Which HR data fields should we fix first to see impact quickly ?
The highest impact fields to address first are employee status, job code, base compensation, manager, and location, because they drive both operational processes and analytics. Cleaning these fields improves payroll accuracy, headcount reporting, and compliance checks in a matter of weeks rather than years. Once these are stable, you can extend data governance to more complex areas like skills, performance, and engagement without overwhelming the organization.
How can we measure HR data quality without a large analytics team ?
You can start with a simple scorecard that tracks completeness, accuracy, timeliness, and consistency for a small set of critical fields. Even basic checks, such as counting missing values or comparing headcount between HR and payroll, reveal where data management needs attention. Over time, you can automate these checks and integrate them into regular HR operations so that quality monitoring becomes part of business as usual.
What role should HR play in data governance alongside IT and finance ?
HR should own the definition of people data standards, such as what counts as an active employee or a valid job family, while IT owns the technical implementation and security. Finance should partner on reconciliation rules so that workforce data aligns with financial reporting and budgeting. This shared governance model ensures that HR data quality supports both operational needs and strategic decisions across the organization.
How does better HR data quality support artificial intelligence initiatives ?

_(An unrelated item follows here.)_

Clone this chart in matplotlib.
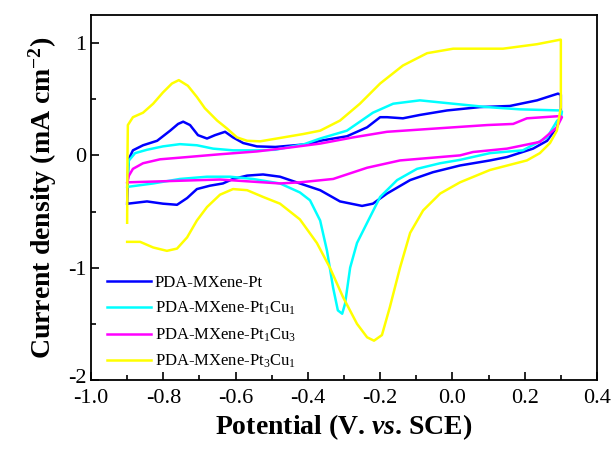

Artificial intelligence models are only as reliable as the data they learn from, so high quality HR data is a prerequisite for any serious AI use case in talent or workforce planning. Clean, well governed people data reduces bias, improves prediction accuracy, and makes AI outputs auditable for regulators and employees. In practice, this means investing in data integration, metadata, and controls before deploying advanced analytics or automation in HR.